KBRA had said before that the revised business plan would result in a more productive use of capital and after its first year of operating the new model through 2021, the rating agency noted its shift to writing less property catastrophe reinsurance and more insurance focused risk as a positive.

ILS Capital Management changed its name to Resolute Global Partners back in early April 2022, also saying at the time that its scope of investment had expanded to include additional insurance and reinsurance related opportunities.

KBRA’s latest rating report for Resolute’s main reinsurance vehicle, Prospero Re, explains that, “During 2021, Prospero Re’s execution of its modified business plan exceeded initial expectations.”

Commenting on the execution of the modified business plan KBRA said, “Prospero Re was successful in assuming approximately 64% of its 2021 net written premium on its balance sheet, driven primarily by related insurance business along with several property catastrophe reinsurance treaties.

“In addition, Prospero Re continued to strategically shift its portfolio away from inadequately priced property catastrophe reinsurance to more adequately priced insurance.”

Highlighting that, “At end-2021, 78% of the portfolio was insurance, compared to 67% at the end of the prior year.”

KBRA was also impressed with Prospero Re’s risk based capitalisation, saying that, “Prospero Re’s end-2021 Bermuda Solvency Capital Ratio of 523% compares very favorably to its reinsurance peers with similar exposure profiles.”

KBRA also noted that the reinsurers’ premium and reserve leverage are conservative compared to peers, but noted that this is “despite continued adverse prior year development, particularly related to natural catastrophes over the past five years.”

Like many other third-party capitalised and ILS backed reinsurers, as well as traditional reinsurance companies, the last five years of natural catastrophe industry losses continue to take a toll.

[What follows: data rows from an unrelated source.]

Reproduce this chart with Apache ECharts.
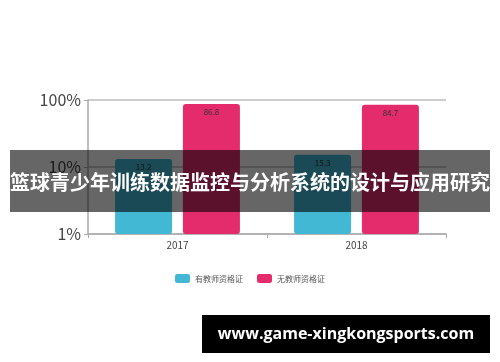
<!DOCTYPE html>
<html><head><meta charset="utf-8">
<script src="https://cdn.jsdelivr.net/npm/echarts@6/dist/echarts.min.js"></script>
<style>html,body{margin:0;padding:0;background:#fff}#c{width:500px;height:362px}</style>
</head><body><div id="c"></div>
<script>
var categories = ['2017', '2018'];
var withCert = [13.2, 15.3];
var withoutCert = [86.8, 84.7];
var seriesNames = ['有教师资格证', '无教师资格证'];
var yTicks = [1, 10, 100];
var bannerText = '篮球青少年训练数据监控与分析系统的设计与应用研究';
var siteText = 'www.game-xingkongsports.com';

var chart = echarts.init(document.getElementById('c'), null, {renderer: 'canvas'});
var font = '"Noto Sans CJK SC", "Noto Sans", sans-serif';
chart.setOption({
  animation: false,
  textStyle: {fontFamily: font},
  grid: {left: 88, right: 54, top: 100, bottom: 128, containLabel: false},
  legend: {
    data: seriesNames, bottom: 74, left: 'center', itemWidth: 15, itemHeight: 9, itemGap: 14,
    icon: 'roundRect',
    textStyle: {fontSize: 8, color: '#555', fontFamily: font}
  },
  xAxis: {
    type: 'category', data: categories,
    axisLine: {lineStyle: {color: '#aaa', width: 1.5}},
    axisTick: {show: true, lineStyle: {color: '#aaa'}, length: 4},
    axisLabel: {fontSize: 10, color: '#444', margin: 6}
  },
  yAxis: {
    type: 'log', logBase: 10, min: 1, max: 100,
    axisLine: {show: true, lineStyle: {color: '#aaa', width: 1.5}},
    axisTick: {show: true, lineStyle: {color: '#aaa'}, length: 4},
    splitLine: {show: true, lineStyle: {color: '#bbb', width: 1.5}},
    axisLabel: {fontSize: 16, color: '#444', margin: 7, formatter: function(v){ return yTicks.indexOf(v) >= 0 ? v + '%' : ''; }}
  },
  series: [
    {name: seriesNames[0], type: 'bar', data: withCert, barWidth: 57, barGap: '19%',
     itemStyle: {color: '#42b8d5', borderRadius: 3},
     label: {show: true, position: 'insideTop', fontSize: 8, color: '#333', distance: 4}},
    {name: seriesNames[1], type: 'bar', data: withoutCert, barWidth: 57,
     itemStyle: {color: '#e42c6d', borderRadius: 3},
     label: {show: true, position: 'insideTop', fontSize: 8, color: '#333', distance: 4}}
  ],
  graphic: [
    {type: 'rect', shape: {x: 10, y: 150, width: 480, height: 62}, style: {fill: 'rgba(0,0,0,0.6)'}, z: 100},
    {type: 'text', x: 250, y: 182, z: 101, style: {text: bannerText, fill: '#fff', font: 'bold 20px ' + font, textAlign: 'center', textVerticalAlign: 'middle'}},
    {type: 'rect', shape: {x: 202, y: 315, width: 288, height: 38}, style: {fill: '#000'}, z: 100},
    {type: 'text', x: 346, y: 334, z: 101, style: {text: siteText, fill: '#fff', font: 'bold 16px "Open Sans", "DejaVu Sans", sans-serif', textAlign: 'center', textVerticalAlign: 'middle'}}
  ]
});
</script></body></html>
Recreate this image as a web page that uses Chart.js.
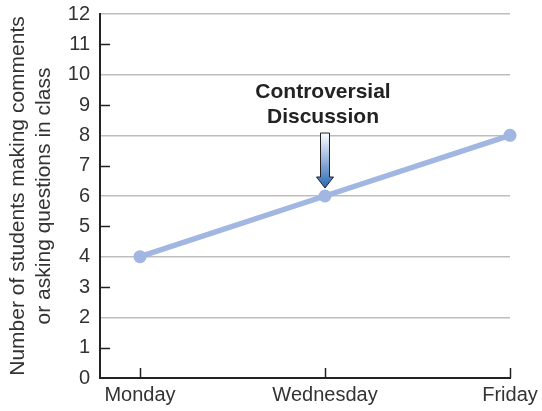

But the revised business plan means the shift towards insurance risks, as well as Prospero Re’s diversification within its underwriting portfolio, should deliver earnings even when nat cat losses across the industry are higher.

Importantly the ILS-backed reinsurer has stabilised its accident year combined ratio in the high 60% range, with KBRA noting that this is, “driven primarily by the shift in the business mix to lower volatility insurance business and the reduction in property catastrophe reinsurance.”

Looking ahead, KBRA did note some potential exposure to the Russia – Ukraine conflict, with aviation war risk policies the source.

We reported on the potential for some ILS strategies that invest in specialty lines business to have exposure to the conflict recently here.

However, the rating agency said, “These policies would only be triggered if the loss of aircraft was deemed to be an act of nationalization. Through the end of May 2022, no loss notices have been received and no loss reserves have been established.

“Going forward, Prospero Re will seek to minimize aviation war exposure and focus purely on marine and energy risks.”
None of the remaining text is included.